SHORT TASK ::
Could you write out every record below exactly, leaving out any pictures?

Rows from a dataset of charts and code ::
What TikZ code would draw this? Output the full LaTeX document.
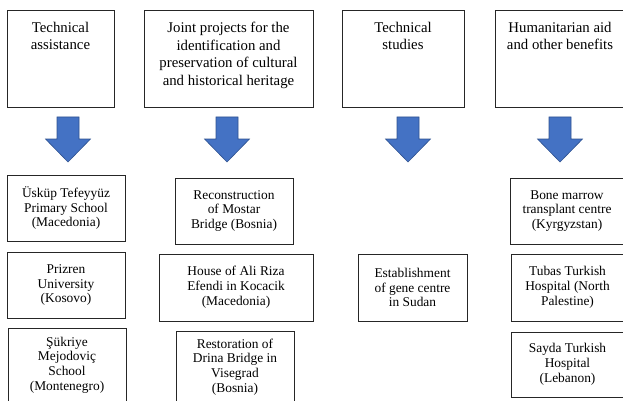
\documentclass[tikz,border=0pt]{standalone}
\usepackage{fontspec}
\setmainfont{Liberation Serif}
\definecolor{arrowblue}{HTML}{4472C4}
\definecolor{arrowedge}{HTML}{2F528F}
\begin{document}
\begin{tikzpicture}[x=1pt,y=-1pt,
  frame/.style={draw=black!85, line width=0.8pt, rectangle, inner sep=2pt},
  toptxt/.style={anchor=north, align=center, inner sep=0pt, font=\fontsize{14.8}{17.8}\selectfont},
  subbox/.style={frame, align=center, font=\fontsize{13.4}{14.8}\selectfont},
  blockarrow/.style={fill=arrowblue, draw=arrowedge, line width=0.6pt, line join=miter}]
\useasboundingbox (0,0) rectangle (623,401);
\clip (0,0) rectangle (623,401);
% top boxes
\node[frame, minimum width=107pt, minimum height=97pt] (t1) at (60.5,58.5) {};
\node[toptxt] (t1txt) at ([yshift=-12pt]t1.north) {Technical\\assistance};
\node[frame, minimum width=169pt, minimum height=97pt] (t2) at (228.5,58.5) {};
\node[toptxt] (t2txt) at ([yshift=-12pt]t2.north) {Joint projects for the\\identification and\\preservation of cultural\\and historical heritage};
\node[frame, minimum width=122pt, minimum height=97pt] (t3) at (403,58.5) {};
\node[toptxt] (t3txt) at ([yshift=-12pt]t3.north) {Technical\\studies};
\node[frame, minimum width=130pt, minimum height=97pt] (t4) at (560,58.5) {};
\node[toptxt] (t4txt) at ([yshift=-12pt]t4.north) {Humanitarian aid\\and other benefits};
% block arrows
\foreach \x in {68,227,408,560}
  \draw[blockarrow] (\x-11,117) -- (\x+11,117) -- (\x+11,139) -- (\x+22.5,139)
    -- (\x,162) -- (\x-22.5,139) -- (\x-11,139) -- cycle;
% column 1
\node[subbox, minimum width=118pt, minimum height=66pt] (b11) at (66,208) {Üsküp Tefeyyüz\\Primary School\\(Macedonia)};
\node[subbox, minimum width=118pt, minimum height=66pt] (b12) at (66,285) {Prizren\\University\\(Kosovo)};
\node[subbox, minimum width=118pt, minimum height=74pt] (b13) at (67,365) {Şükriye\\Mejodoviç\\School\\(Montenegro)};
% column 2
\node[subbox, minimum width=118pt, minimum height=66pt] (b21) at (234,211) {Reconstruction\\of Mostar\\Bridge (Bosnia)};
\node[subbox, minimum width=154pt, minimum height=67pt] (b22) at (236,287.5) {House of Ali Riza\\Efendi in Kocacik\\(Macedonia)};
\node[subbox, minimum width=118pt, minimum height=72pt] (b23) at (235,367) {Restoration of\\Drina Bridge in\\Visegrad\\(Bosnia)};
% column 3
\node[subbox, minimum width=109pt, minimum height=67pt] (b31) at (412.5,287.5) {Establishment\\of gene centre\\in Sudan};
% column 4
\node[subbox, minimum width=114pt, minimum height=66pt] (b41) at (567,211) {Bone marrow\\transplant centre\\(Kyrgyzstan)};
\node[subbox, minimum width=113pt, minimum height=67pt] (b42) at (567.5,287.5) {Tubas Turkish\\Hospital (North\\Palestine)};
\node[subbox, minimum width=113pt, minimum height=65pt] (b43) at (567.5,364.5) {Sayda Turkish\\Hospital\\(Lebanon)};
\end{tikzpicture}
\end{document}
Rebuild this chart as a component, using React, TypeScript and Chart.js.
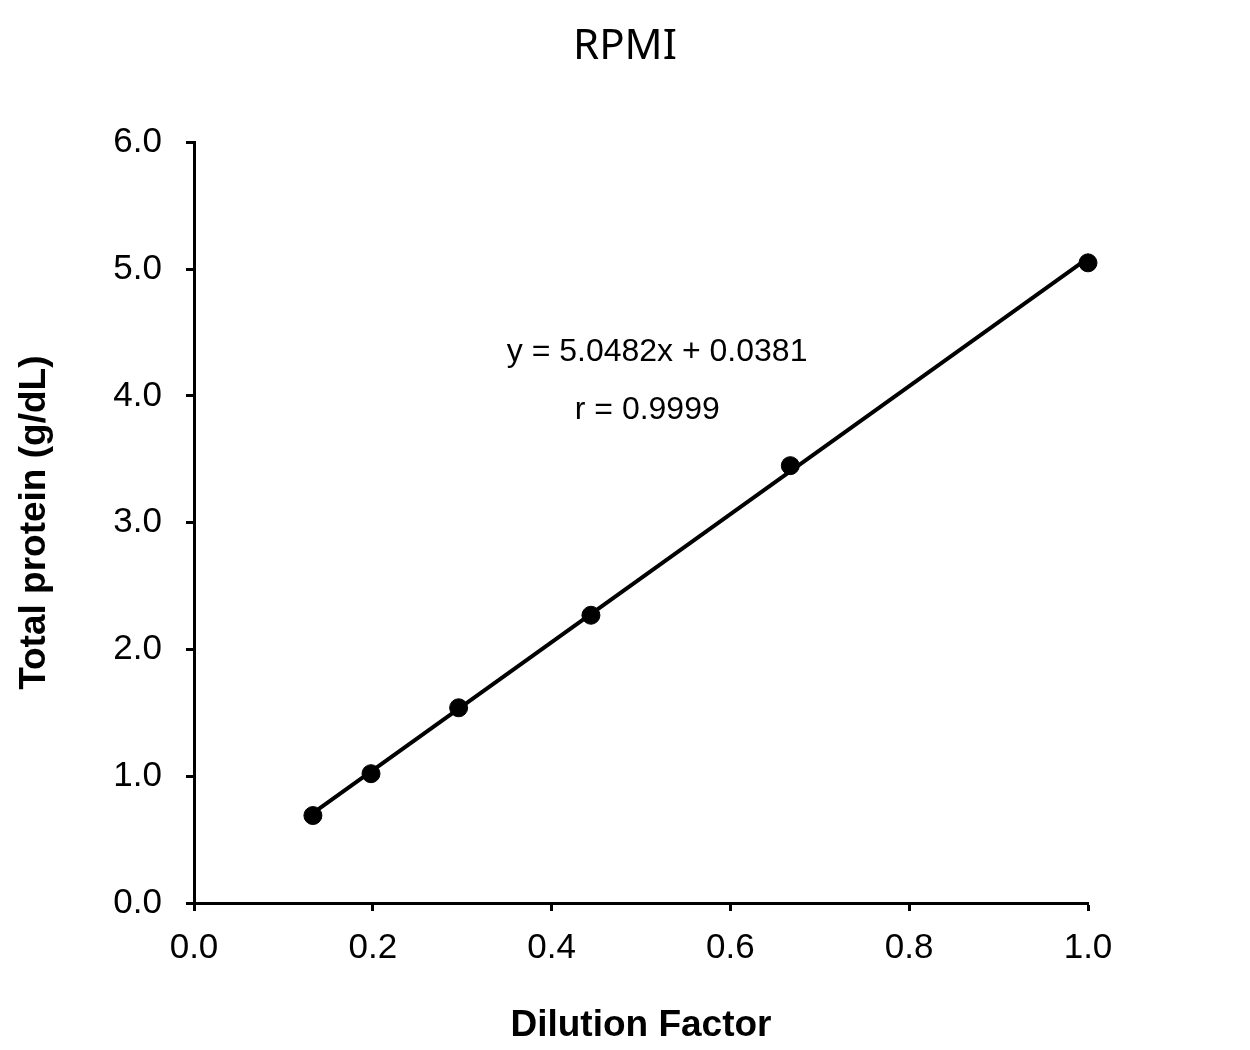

FULL ANSWER ::
What TikZ code would draw this? Output the full LaTeX document.
\documentclass[tikz,border=0pt]{standalone}
\usepackage{fontspec}
\setmainfont{Liberation Serif}
\definecolor{arrowblue}{HTML}{4472C4}
\definecolor{arrowedge}{HTML}{2F528F}
\begin{document}
\begin{tikzpicture}[x=1pt,y=-1pt,
  frame/.style={draw=black!85, line width=0.8pt, rectangle, inner sep=2pt},
  toptxt/.style={anchor=north, align=center, inner sep=0pt, font=\fontsize{14.8}{17.8}\selectfont},
  subbox/.style={frame, align=center, font=\fontsize{13.4}{14.8}\selectfont},
  blockarrow/.style={fill=arrowblue, draw=arrowedge, line width=0.6pt, line join=miter}]
\useasboundingbox (0,0) rectangle (623,401);
\clip (0,0) rectangle (623,401);
% top boxes
\node[frame, minimum width=107pt, minimum height=97pt] (t1) at (60.5,58.5) {};
\node[toptxt] (t1txt) at ([yshift=-12pt]t1.north) {Technical\\assistance};
\node[frame, minimum width=169pt, minimum height=97pt] (t2) at (228.5,58.5) {};
\node[toptxt] (t2txt) at ([yshift=-12pt]t2.north) {Joint projects for the\\identification and\\preservation of cultural\\and historical heritage};
\node[frame, minimum width=122pt, minimum height=97pt] (t3) at (403,58.5) {};
\node[toptxt] (t3txt) at ([yshift=-12pt]t3.north) {Technical\\studies};
\node[frame, minimum width=130pt, minimum height=97pt] (t4) at (560,58.5) {};
\node[toptxt] (t4txt) at ([yshift=-12pt]t4.north) {Humanitarian aid\\and other benefits};
% block arrows
\foreach \x in {68,227,408,560}
  \draw[blockarrow] (\x-11,117) -- (\x+11,117) -- (\x+11,139) -- (\x+22.5,139)
    -- (\x,162) -- (\x-22.5,139) -- (\x-11,139) -- cycle;
% column 1
\node[subbox, minimum width=118pt, minimum height=66pt] (b11) at (66,208) {Üsküp Tefeyyüz\\Primary School\\(Macedonia)};
\node[subbox, minimum width=118pt, minimum height=66pt] (b12) at (66,285) {Prizren\\University\\(Kosovo)};
\node[subbox, minimum width=118pt, minimum height=74pt] (b13) at (67,365) {Şükriye\\Mejodoviç\\School\\(Montenegro)};
% column 2
\node[subbox, minimum width=118pt, minimum height=66pt] (b21) at (234,211) {Reconstruction\\of Mostar\\Bridge (Bosnia)};
\node[subbox, minimum width=154pt, minimum height=67pt] (b22) at (236,287.5) {House of Ali Riza\\Efendi in Kocacik\\(Macedonia)};
\node[subbox, minimum width=118pt, minimum height=72pt] (b23) at (235,367) {Restoration of\\Drina Bridge in\\Visegrad\\(Bosnia)};
% column 3
\node[subbox, minimum width=109pt, minimum height=67pt] (b31) at (412.5,287.5) {Establishment\\of gene centre\\in Sudan};
% column 4
\node[subbox, minimum width=114pt, minimum height=66pt] (b41) at (567,211) {Bone marrow\\transplant centre\\(Kyrgyzstan)};
\node[subbox, minimum width=113pt, minimum height=67pt] (b42) at (567.5,287.5) {Tubas Turkish\\Hospital (North\\Palestine)};
\node[subbox, minimum width=113pt, minimum height=65pt] (b43) at (567.5,364.5) {Sayda Turkish\\Hospital\\(Lebanon)};
\end{tikzpicture}
\end{document}
Rebuild this chart as a component, using React, TypeScript and Chart.js.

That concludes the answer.